On Facebook, the OFC has stated that the “Oregon Family Council serves over 2,000 Churches and over 40,000 families from across the state who come from a broad spectrum of denominational backgrounds within the Christian community” and that as a 501 ( c ) non profit they “are not affiliated with any political party. Party platforms or points of view play no role whatsoever in our evaluation and recommendations on ballot measures.”
What they fail to mention is they also operate a political action committee that gives 100% of their money to GOP candidates.
What ballot measures have they endorsed in the past? Those that benefit the wealthiest Oregonians at the expense of those Jesus would have called the “least of these.”
Their stances have been opposed by Ecumenical Ministries of Oregon, our state’s association of churches and other faith leaders who view public policy through Christian theology and not just a political agenda.
Let’s be clear: this isn’t a Christian organization but rather a political machine to support GOP candidates and causes.
At their "Pastors Day at the Capitol," the OFC claims to be coming to protect religious freedoms under attack:
Our religious freedoms are under direct assault on many fronts today. This year’s event is a must for every pastor and church leader from around the state. Local and national experts on religious liberty will be in attendance to address where we stand in regards to our religious freedoms and how we can preserve these freedoms for future generations.
The most hotly debated issue concerning "religious freedom" has centered around President Obama's health care law - passed with the strong support of the National Council of Churches - and the argument that it infringes on religious liberty has been rejected by nearly all.
Sally Steenland, Director of the Faith and Progressive Policy Initiative at the Center for American Progress, notes this is part of a national movement that has nothing to do with religious freedom:
…conservatives are setting up religious-liberty caucuses in states across the country. One of the goals of this effort is to pass laws with broad exemptions allowing those who oppose reproductive rights, same-sex marriage, adoption by same-sex couples, and other measures of gay and transgender equality the ability to opt out of antidiscrimination laws and policies without being sued. This is not a new political strategy. It turns out we’ve been down this road before. In fact it is a road that has deep and all-too-familiar ruts from similar fights decades ago.
During the civil rights battle in the 1960s, for example, segregationists used religious justifications to oppose interracial marriage and integration. God created the races to be separate, they argued, which was why he put them on separate continents. To support any kind of race mixing—whether in stores, restaurants, movie theaters, schools, churches, or businesses—was a sin. Civil rights opponents denied they were bigoted. On the contrary, they were simply following biblical teachings and obeying God’s will. Forcing them to abide by civil rights laws would be a grave violation of their conscience and an assault on their religious liberty.

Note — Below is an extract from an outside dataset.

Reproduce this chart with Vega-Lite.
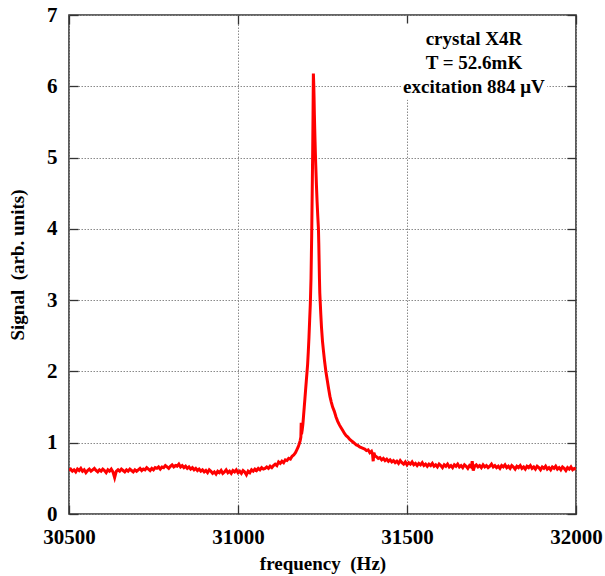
{
  "$schema": "https://vega.github.io/schema/vega-lite/v6.json",
  "width": 507,
  "height": 499,
  "autosize": "none",
  "padding": {"left": 69, "top": 15, "right": 29, "bottom": 62},
  "background": "white",
  "config": {
    "font": "Liberation Serif",
    "view": {"stroke": "#333333", "strokeWidth": 1.6},
    "axis": {
      "labelFont": "Liberation Serif",
      "labelFontWeight": "bold",
      "labelFontSize": 21,
      "labelColor": "#000000",
      "labelFlush": false,
      "labelOverlap": false,
      "titleFont": "Liberation Serif",
      "titleFontWeight": "bold",
      "titleFontSize": 19,
      "titleColor": "#000000",
      "domain": false,
      "tickColor": "#333333",
      "tickWidth": 1.3,
      "tickSize": -9,
      "gridColor": "#8a8a8a",
      "gridDash": [1.5, 1.5],
      "gridWidth": 1,
      "format": "d"
    }
  },
  "datasets": {
    "signal": [
      {"f":30500,"s":0.61},{"f":30505,"s":0.63},{"f":30510,"s":0.60},{"f":30515,"s":0.62},{"f":30520,"s":0.59},
      {"f":30525,"s":0.63},{"f":30530,"s":0.61},{"f":30535,"s":0.64},{"f":30540,"s":0.60},{"f":30545,"s":0.62},
      {"f":30550,"s":0.58},{"f":30555,"s":0.61},{"f":30560,"s":0.63},{"f":30565,"s":0.60},{"f":30570,"s":0.62},
      {"f":30575,"s":0.64},{"f":30580,"s":0.61},{"f":30585,"s":0.59},{"f":30590,"s":0.62},{"f":30595,"s":0.60},
      {"f":30600,"s":0.63},{"f":30605,"s":0.61},{"f":30610,"s":0.58},{"f":30615,"s":0.62},{"f":30620,"s":0.60},
      {"f":30625,"s":0.63},{"f":30630,"s":0.59},{"f":30635,"s":0.51},{"f":30640,"s":0.60},{"f":30645,"s":0.62},
      {"f":30650,"s":0.60},{"f":30655,"s":0.63},{"f":30660,"s":0.61},{"f":30665,"s":0.59},{"f":30670,"s":0.62},
      {"f":30675,"s":0.60},{"f":30680,"s":0.63},{"f":30685,"s":0.61},{"f":30690,"s":0.59},{"f":30695,"s":0.62},
      {"f":30700,"s":0.60},{"f":30705,"s":0.62},{"f":30710,"s":0.64},{"f":30715,"s":0.61},{"f":30720,"s":0.63},
      {"f":30725,"s":0.62},{"f":30730,"s":0.65},{"f":30735,"s":0.63},{"f":30740,"s":0.61},{"f":30745,"s":0.64},
      {"f":30750,"s":0.62},{"f":30755,"s":0.65},{"f":30760,"s":0.64},{"f":30765,"s":0.66},{"f":30770,"s":0.63},
      {"f":30775,"s":0.66},{"f":30780,"s":0.65},{"f":30785,"s":0.68},{"f":30790,"s":0.66},{"f":30795,"s":0.64},
      {"f":30800,"s":0.67},{"f":30805,"s":0.69},{"f":30810,"s":0.66},{"f":30815,"s":0.68},{"f":30820,"s":0.67},
      {"f":30825,"s":0.70},{"f":30830,"s":0.66},{"f":30835,"s":0.68},{"f":30840,"s":0.65},{"f":30845,"s":0.67},
      {"f":30850,"s":0.64},{"f":30855,"s":0.66},{"f":30860,"s":0.63},{"f":30865,"s":0.65},{"f":30870,"s":0.62},
      {"f":30875,"s":0.64},{"f":30880,"s":0.61},{"f":30885,"s":0.63},{"f":30890,"s":0.60},{"f":30895,"s":0.62},
      {"f":30900,"s":0.59},{"f":30905,"s":0.61},{"f":30910,"s":0.58},{"f":30915,"s":0.62},{"f":30920,"s":0.60},
      {"f":30925,"s":0.57},{"f":30930,"s":0.59},{"f":30935,"s":0.56},{"f":30940,"s":0.60},{"f":30945,"s":0.58},
      {"f":30950,"s":0.61},{"f":30955,"s":0.57},{"f":30960,"s":0.59},{"f":30965,"s":0.62},{"f":30970,"s":0.58},
      {"f":30975,"s":0.60},{"f":30980,"s":0.57},{"f":30985,"s":0.61},{"f":30990,"s":0.59},{"f":30995,"s":0.62},
      {"f":31000,"s":0.58},{"f":31005,"s":0.60},{"f":31010,"s":0.57},{"f":31015,"s":0.61},{"f":31020,"s":0.59},
      {"f":31025,"s":0.55},{"f":31030,"s":0.60},{"f":31035,"s":0.58},{"f":31040,"s":0.62},{"f":31045,"s":0.60},
      {"f":31050,"s":0.63},{"f":31055,"s":0.61},{"f":31060,"s":0.64},{"f":31065,"s":0.62},{"f":31070,"s":0.65},
      {"f":31075,"s":0.63},{"f":31080,"s":0.64},{"f":31085,"s":0.66},{"f":31090,"s":0.64},{"f":31095,"s":0.67},
      {"f":31100,"s":0.65},{"f":31105,"s":0.68},{"f":31110,"s":0.70},{"f":31115,"s":0.68},{"f":31120,"s":0.73},
      {"f":31125,"s":0.71},{"f":31130,"s":0.74},{"f":31135,"s":0.72},{"f":31140,"s":0.76},{"f":31145,"s":0.75},
      {"f":31150,"s":0.78},{"f":31155,"s":0.77},{"f":31160,"s":0.81},{"f":31165,"s":0.83},{"f":31170,"s":0.86},
      {"f":31174,"s":0.90},{"f":31178,"s":0.94},{"f":31181,"s":0.98},{"f":31184,"s":1.03},{"f":31186,"s":1.08},
      {"f":31187,"s":1.28},{"f":31188,"s":1.12},{"f":31190,"s":1.18},{"f":31192,"s":1.26},{"f":31194,"s":1.38},
      {"f":31196,"s":1.50},{"f":31198,"s":1.62},{"f":31200,"s":1.74},{"f":31202,"s":1.86},{"f":31204,"s":1.98},
      {"f":31206,"s":2.10},{"f":31208,"s":2.28},{"f":31210,"s":2.48},{"f":31212,"s":2.72},{"f":31214,"s":2.95},
      {"f":31216,"s":3.30},{"f":31218,"s":3.90},{"f":31219,"s":4.30},{"f":31220,"s":4.70},{"f":31221,"s":5.10},
      {"f":31222,"s":5.60},{"f":31223,"s":6.18},{"f":31224,"s":6.05},{"f":31225,"s":5.85},{"f":31226,"s":5.60},
      {"f":31227,"s":5.40},{"f":31228,"s":5.22},{"f":31229,"s":5.05},{"f":31230,"s":4.90},{"f":31232,"s":4.62},
      {"f":31234,"s":4.38},{"f":31236,"s":4.18},{"f":31238,"s":4.00},{"f":31239,"s":3.80},{"f":31240,"s":3.55},
      {"f":31241,"s":3.30},{"f":31242,"s":3.10},{"f":31243,"s":3.00},{"f":31245,"s":2.80},{"f":31247,"s":2.62},
      {"f":31250,"s":2.42},{"f":31253,"s":2.28},{"f":31256,"s":2.15},{"f":31260,"s":2.00},{"f":31264,"s":1.88},
      {"f":31268,"s":1.76},{"f":31272,"s":1.65},{"f":31276,"s":1.57},{"f":31280,"s":1.50},{"f":31285,"s":1.44},
      {"f":31290,"s":1.36},{"f":31295,"s":1.30},{"f":31300,"s":1.25},{"f":31305,"s":1.21},{"f":31310,"s":1.17},
      {"f":31315,"s":1.13},{"f":31320,"s":1.10},{"f":31325,"s":1.08},{"f":31330,"s":1.05},{"f":31335,"s":1.03},
      {"f":31340,"s":1.01},{"f":31345,"s":0.99},{"f":31350,"s":0.97},{"f":31355,"s":0.96},{"f":31360,"s":0.94},
      {"f":31365,"s":0.93},{"f":31370,"s":0.92},{"f":31375,"s":0.91},{"f":31380,"s":0.89},{"f":31385,"s":0.90},
      {"f":31390,"s":0.86},{"f":31395,"s":0.88},{"f":31398,"s":0.84},{"f":31400,"s":0.74},{"f":31402,"s":0.86},
      {"f":31405,"s":0.82},{"f":31410,"s":0.80},{"f":31415,"s":0.78},{"f":31420,"s":0.79},{"f":31425,"s":0.76},
      {"f":31430,"s":0.78},{"f":31435,"s":0.75},{"f":31440,"s":0.77},{"f":31445,"s":0.74},{"f":31450,"s":0.76},
      {"f":31455,"s":0.73},{"f":31460,"s":0.75},{"f":31465,"s":0.72},{"f":31470,"s":0.74},{"f":31475,"s":0.71},
      {"f":31480,"s":0.75},{"f":31485,"s":0.72},{"f":31490,"s":0.70},{"f":31495,"s":0.73},{"f":31500,"s":0.69},
      {"f":31505,"s":0.72},{"f":31510,"s":0.70},{"f":31515,"s":0.73},{"f":31520,"s":0.69},{"f":31525,"s":0.71},
      {"f":31530,"s":0.68},{"f":31535,"s":0.71},{"f":31540,"s":0.69},{"f":31545,"s":0.72},{"f":31550,"s":0.68},
      {"f":31555,"s":0.70},{"f":31560,"s":0.67},{"f":31565,"s":0.70},{"f":31570,"s":0.68},{"f":31575,"s":0.71},
      {"f":31580,"s":0.67},{"f":31585,"s":0.69},{"f":31590,"s":0.66},{"f":31595,"s":0.70},{"f":31600,"s":0.68},
      {"f":31605,"s":0.65},{"f":31610,"s":0.69},{"f":31615,"s":0.67},{"f":31620,"s":0.70},{"f":31625,"s":0.66},
      {"f":31630,"s":0.68},{"f":31635,"s":0.65},{"f":31640,"s":0.69},{"f":31645,"s":0.67},{"f":31650,"s":0.70},
      {"f":31655,"s":0.66},{"f":31660,"s":0.68},{"f":31665,"s":0.65},{"f":31670,"s":0.69},{"f":31675,"s":0.67},
      {"f":31680,"s":0.64},{"f":31685,"s":0.68},{"f":31690,"s":0.66},{"f":31693,"s":0.74},{"f":31696,"s":0.61},
      {"f":31700,"s":0.67},{"f":31705,"s":0.69},{"f":31710,"s":0.66},{"f":31715,"s":0.68},{"f":31720,"s":0.65},
      {"f":31725,"s":0.69},{"f":31730,"s":0.66},{"f":31735,"s":0.68},{"f":31740,"s":0.65},{"f":31745,"s":0.67},
      {"f":31750,"s":0.70},{"f":31755,"s":0.66},{"f":31760,"s":0.68},{"f":31765,"s":0.65},{"f":31770,"s":0.67},
      {"f":31775,"s":0.64},{"f":31780,"s":0.68},{"f":31785,"s":0.66},{"f":31790,"s":0.69},{"f":31795,"s":0.65},
      {"f":31800,"s":0.67},{"f":31805,"s":0.64},{"f":31810,"s":0.68},{"f":31815,"s":0.66},{"f":31820,"s":0.63},
      {"f":31825,"s":0.67},{"f":31830,"s":0.65},{"f":31835,"s":0.68},{"f":31840,"s":0.64},{"f":31845,"s":0.66},
      {"f":31850,"s":0.63},{"f":31855,"s":0.67},{"f":31860,"s":0.65},{"f":31865,"s":0.68},{"f":31870,"s":0.64},
      {"f":31875,"s":0.66},{"f":31880,"s":0.63},{"f":31885,"s":0.67},{"f":31890,"s":0.65},{"f":31895,"s":0.62},
      {"f":31900,"s":0.66},{"f":31905,"s":0.64},{"f":31910,"s":0.67},{"f":31915,"s":0.63},{"f":31920,"s":0.65},
      {"f":31925,"s":0.62},{"f":31930,"s":0.66},{"f":31935,"s":0.64},{"f":31940,"s":0.67},{"f":31945,"s":0.63},
      {"f":31950,"s":0.65},{"f":31955,"s":0.62},{"f":31960,"s":0.66},{"f":31965,"s":0.64},{"f":31970,"s":0.61},
      {"f":31975,"s":0.65},{"f":31980,"s":0.63},{"f":31985,"s":0.66},{"f":31990,"s":0.62},{"f":31995,"s":0.64},
      {"f":32000,"s":0.63}
    ],
    "keybox": [{"f": 31485, "f2": 31915, "s": 5.81, "s2": 6.88}],
    "notes": [
      {"f": 31698, "s": 6.67, "label": "crystal X4R"},
      {"f": 31698, "s": 6.33, "label": "T = 52.6mK"},
      {"f": 31698, "s": 5.99, "label": "excitation 884 μV"}
    ]
  },
  "layer": [
    {
      "data": {"name": "signal"},
      "mark": {"type": "line", "color": "#ff0000", "strokeWidth": 3, "clip": true},
      "encoding": {
        "x": {
          "field": "f", "type": "quantitative",
          "scale": {"domain": [30500, 32000], "nice": false, "zero": false},
          "axis": {
            "orient": "bottom",
            "values": [30500, 31000, 31500, 32000],
            "grid": true,
            "labelPadding": 21,
            "title": "frequency\u00a0 (Hz)",
            "titlePadding": 7
          }
        },
        "y": {
          "field": "s", "type": "quantitative",
          "scale": {"domain": [0, 7], "nice": false, "zero": true},
          "axis": {
            "orient": "left",
            "values": [0, 1, 2, 3, 4, 5, 6, 7],
            "grid": true,
            "labelPadding": 21,
            "title": "Signal\u00a0 (arb. units)",
            "titlePadding": 19
          }
        }
      }
    },
    {
      "data": {"name": "keybox"},
      "mark": {"type": "rect", "fill": "white", "stroke": null},
      "encoding": {
        "x": {"field": "f", "type": "quantitative",
          "axis": {"orient": "top", "values": [30500, 31000, 31500, 32000], "labels": false, "grid": false, "title": null}},
        "x2": {"field": "f2"},
        "y": {"field": "s", "type": "quantitative",
          "axis": {"orient": "right", "values": [0, 1, 2, 3, 4, 5, 6, 7], "labels": false, "grid": false, "title": null}},
        "y2": {"field": "s2"}
      }
    },
    {
      "data": {"name": "notes"},
      "mark": {"type": "text", "font": "Liberation Serif", "fontWeight": "bold", "fontSize": 19, "align": "center", "baseline": "middle", "color": "#000000"},
      "encoding": {
        "x": {"field": "f", "type": "quantitative", "axis": null},
        "y": {"field": "s", "type": "quantitative", "axis": null},
        "text": {"field": "label"}
      }
    }
  ],
  "resolve": {"axis": {"x": "independent", "y": "independent"}}
}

Fortunately, segregationists did not get the religious exemptions they desired.
It is important that people of faith stand up to political groups like the Oregon Family Council and their agenda that in the name of Jesus seeks to shift ever further economic policies so that the rich get richer while the poor get poorer, while at the same time they advance proposals to discriminate against people all in the name of religious freedom.
I told the caller I won’t be attending the Oregon Family Council’s "Pastors Day at the Capitol." Instead, I’ll be joining with people of faith to oppose their plans.